Note: Not all weight plates are the same diameter. If you are fortunate enough to have plates that are the same diameter, then you will be able to begin practicing the deadlift with a lower weight yet have the bar start at the same distance from the floor every time. If, however, you are unable to start with 135 pounds for your deadlift (45 lb. bar + 2x 45 lb. plates) then you can use other plates to stack and create a desired height for the bar's starting position.


  1. Stand behind the bar with your feet, hip distance apart, slightly underneath the barbell. When viewing the barbell from directly overhead, the barbell should line up with your mid foot.
  2. Squat down to grasp the bar with a pronated or overhand grip (your palms should be facing behind you. Your hands should be just slightly wider than shoulder width.
  3. Look at the floor about 6 feet in front of where the bar is. Keep your eyes locked on this position throughout the exercise.
  4. Keep your upper back engaged by squeezing your shoulder blades and keeping the curvature in your lower back. You want to keep this neutral spine throughout the exercise but don't force the issue to the point where you are hyper-extending your lower spine.
  5. The toughest part from here, is maintaining a neutral spine as you raise your hips up so that your back is parallel to the floor. At this point, the bar should remain on the ground as we have not begun the lift yet. It is not only normal, but highly recommended that you maintain a knee bend at this point. In fact, depending on your arm length as well as your hamstring flexibility, many of you will have a more intense knee bend than what you will use in the straight leg deadlift. Make sure the bar remains over your mid foot as you push your glutes back and bend your knees whilst maintaining perfectly upright lower legs. In other words, your shins should remain perpendicular to the floor. This will also keep your knees back and out of the way of the bar's trajectory.


  1. Most of the work has already been completed during the setup. The main focus throughout the exercise is for your body to remain as perfectly still as possible throughout every repetition. The only thing moving is your arms and the muscles that are pulling the bar up to your chest.

  2. Grip the bar very tight and lift the bar to your lower chest. The bar should touch your chest just below your nipple line, or the very bottom of your breast bone. Think of raising your arms throughout your elbows, this will help squeeze your shoulder blades together, working the upper back.

  3. Once the bar has reached your chest, lower it, under control, back to the floor. I prefer returning the bar to the floor after every single repetition.

  4. Repeat.

7 Tips to Master Perfect Barbell Row Technique (from Strong lifts)

  1. Row Each Rep From The Floor. Because you’ll never train your upper-back fully if you let the bar hang in the air.
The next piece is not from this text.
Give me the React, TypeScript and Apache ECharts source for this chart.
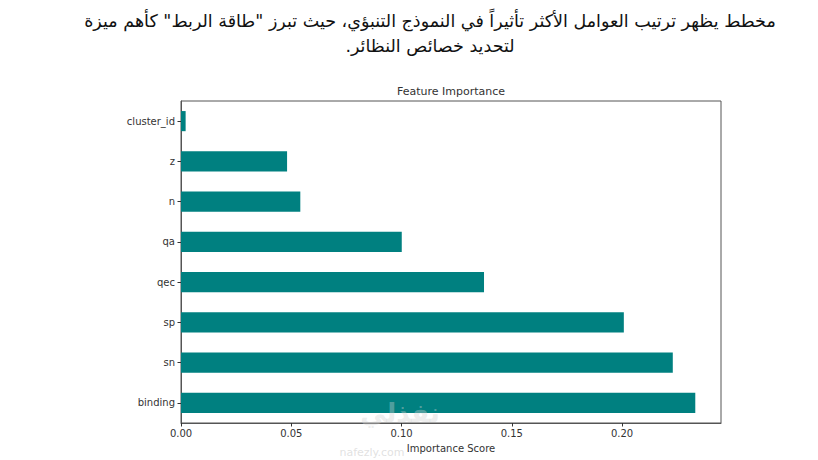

Barbell Row like you Deadlift: with the bar starting and returning to the floor on each rep. The barbell should be above the middle of your feet when you start Rowing, same stance as on Deadlifts.

  2. Grip The Bar Like You Bench Press. For maximum carry-over to your Bench Press, your Barbell Row should be the exact opposite movement. This means no underhand grip but both palms facing you, using the same grip width as when you Bench. Thumbs around the bar and squeeze it hard for maximum strength.

  3. Pull With Your Elbows. This simple trick will help you use your upper-back maximally rather than turning your Rows into a biceps exercise. Pull your elbows towards the ceiling instead of merely pulling with your hands. If you don’t “get” it, briefly Barbell Row using the thumbless grip to get the feeling for it.

  4. Row Against Your Chest. If the bar doesn’t hit your chest, it’s like doing a partial Squat or half Bench: the rep isn’t completed and you’re not getting the most out of the exercise. So always Row the barbell against your chest. Where exactly? Same position as where you touch the bar on the Bench Press.

  5. Keep Your Upper-back Parallel. Don’t let yourself get carried away by your ego or you won’t get the most out of Barbell Rows. Be strict: your upper-back should be doing all the work. If your Barbell Rows turn into 50° shrugs or you’re cheating with your hips and knees, the weight is too heavy. Lower it. Proper Barbell Row Technique: Barbell starts on the floor, pulling with the elbows, bar against chest, chest open, shoulder-blades squeezed together.

  6. Open Your Chest. It’s – again – the same position as for the Bench Press: squeeze your shoulder-blades together at the top as hard as you can and open your chest up. Don’t try to hold the weight at the top, that’s all unnecessary nonsense because adding weight builds muscle. Simply pull the weight hard and fast against your chest, and then return it to the floor.

  7. Keep Your Head Down. Do not try looking at the mirror in front of you in your gym, or you’ll get neck pain. Don’t look at your feet either otherwise your lower back can round and hurt. Simply look at the floor below you and tape yourself from the side you want to check your Barbell Row technique.